Open Ryu1845 opened 9 months ago
Thanks for letting me know this work, though I actually didn’t know this work beforehand so I didn’t compare to this one. I think it’s still quite different from Vocos because in this work we optimize quality over speed, while Vocos optimizes speed over quality.
In the paper, the author shows that Vocos is four times faster than iSTFTNet with comparable performance to BigVGAN-base (I believe the BigVGAN in the paper refers to BigVGAN-base because BigVGAN has 114M parameters though the paper shows it only has 14M parameters), while our work is nearly twice slower than iSTFTNet but significantly outperforms BiGVGAN-base with comparable performance to BigVGAN.
I tried Vocos myself and perceptually it sounds slightly worse than HiFTNet, but it’s indeed much much faster. I think one big advantage of HiFTNet is it works well for singing synthesis while Vocos lags behind because it does not have the hn-NSF. But overall if you care more about the speed Vocos is definitely a much better choice.
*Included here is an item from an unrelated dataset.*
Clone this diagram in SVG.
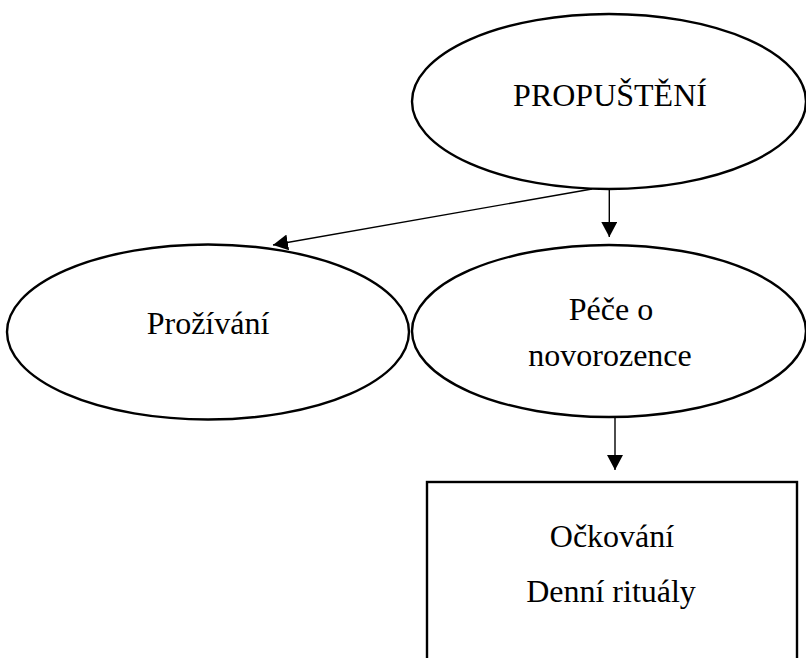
<svg xmlns="http://www.w3.org/2000/svg" width="806" height="658" viewBox="0 0 806 658">
<defs>
<style>
.node{fill:#fff;stroke:#000;stroke-width:2.4}
.lbl{font-family:"Liberation Serif","Times New Roman",serif;font-size:32px;fill:#000;text-anchor:middle}
.conn{stroke:#000;stroke-width:1.4;fill:none}
</style>
<marker id="ah" markerUnits="userSpaceOnUse" viewBox="0 0 15 16" markerWidth="15" markerHeight="16" refX="15" refY="8" orient="auto">
<path d="M0,0 L15,8 L0,16 z" fill="#000"/>
</marker>
</defs>
<rect width="806" height="658" fill="#fff"/>
<g id="propusteni">
<ellipse class="node" cx="609" cy="101.5" rx="197" ry="87.5"/>
<text class="lbl" x="610" y="106">PROPUŠTĚNÍ</text>
</g>
<g id="prozivani">
<ellipse class="node" cx="208" cy="332" rx="201" ry="87.5"/>
<text class="lbl" x="208" y="334">Prožívání</text>
</g>
<g id="pece">
<ellipse class="node" cx="609" cy="331" rx="197" ry="86"/>
<text class="lbl" x="611" y="320">Péče o</text>
<text class="lbl" x="610" y="366">novorozence</text>
</g>
<g id="ockovani">
<rect class="node" x="427" y="482" width="370" height="200"/>
<text class="lbl" x="612" y="547">Očkování</text>
<text class="lbl" x="611" y="602">Denní rituály</text>
</g>
<g id="connectors">
<line class="conn" x1="592" y1="189" x2="273" y2="245" marker-end="url(#ah)"/>
<line class="conn" x1="609.3" y1="189" x2="609.3" y2="237" marker-end="url(#ah)"/>
<line class="conn" x1="615" y1="418" x2="615" y2="470" marker-end="url(#ah)"/>
</g>
</svg>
Vocos: https://drive.google.com/file/d/1GTZaNlukv0jkNStPJ644oD1s2RJ2GEZW/view?usp=sharing HiFTNet: https://drive.google.com/file/d/1Phu9Z3Q55L08uWd3RKw9q3rVT3DrczWe/view?usp=sharing BigVGAN (not base): https://drive.google.com/file/d/1r-qYcRqk7Qt90Ik55msVlwKhyjcsL787/view?usp=sharing
I will leave this issue open if someone is interested in comparing it to Vocos. Probably for singing synthesis, someone can combine these two together to make a fast high-quality singing vocoder. I developed this vocoder primarily for singing voice conversion with SLMGAN but there's no singing data to actually compare so I just compared on LJSpeech and LibriTTS instead.
Thank you for your quick reply! This is a great comparison. I can definitely see your work being better for singing synthesis, considering it uses NSF. I'm looking forward to an eventual fast HQ singing vocoder!
I think it’s a good idea. I’ll try to combine these two and test its performance against vocos and see if it’s better but with significant speed improvements. If it works well I’ll add it to the paper later.
I have tried to incorporate hn-NSF to vocos but the quality is worse than without it. I think it could be related to how the source should be fed into the model (like STFT before feeding it). It doesn't seem a trivial task so more experiments are needed. If anyone else has time please take a look at it.
I think one big advantage of HiFTNet is it works well for singing synthesis while Vocos lags behind because it does not have the hn-NSF.
The 22kHz of the pretrained HiFTNet models are a bit low for my purpose. I think 32kHz is what I would need. Vocos also only supports 24kHz. Would you recommend retraining with different parameters or using some kind of upsampling model at the end? Speed is not so important in my case.
@TechInterMezzo If speed is not a concern, I would recommend you just train an NSF-BigVGAN with the current setup (i.e., a pre-trained F0 network to extract F0). Basically you add NSF to BigVGAN with F0 extracted using a pre-trained F0 network on mel-spectrograms.
Hi, what vocoder do you think has the best quality for 44100hz wave output? thank you!
Hi! I wanted to know if you know about Vocos and if you compared to it since it uses similar principles and has similar results.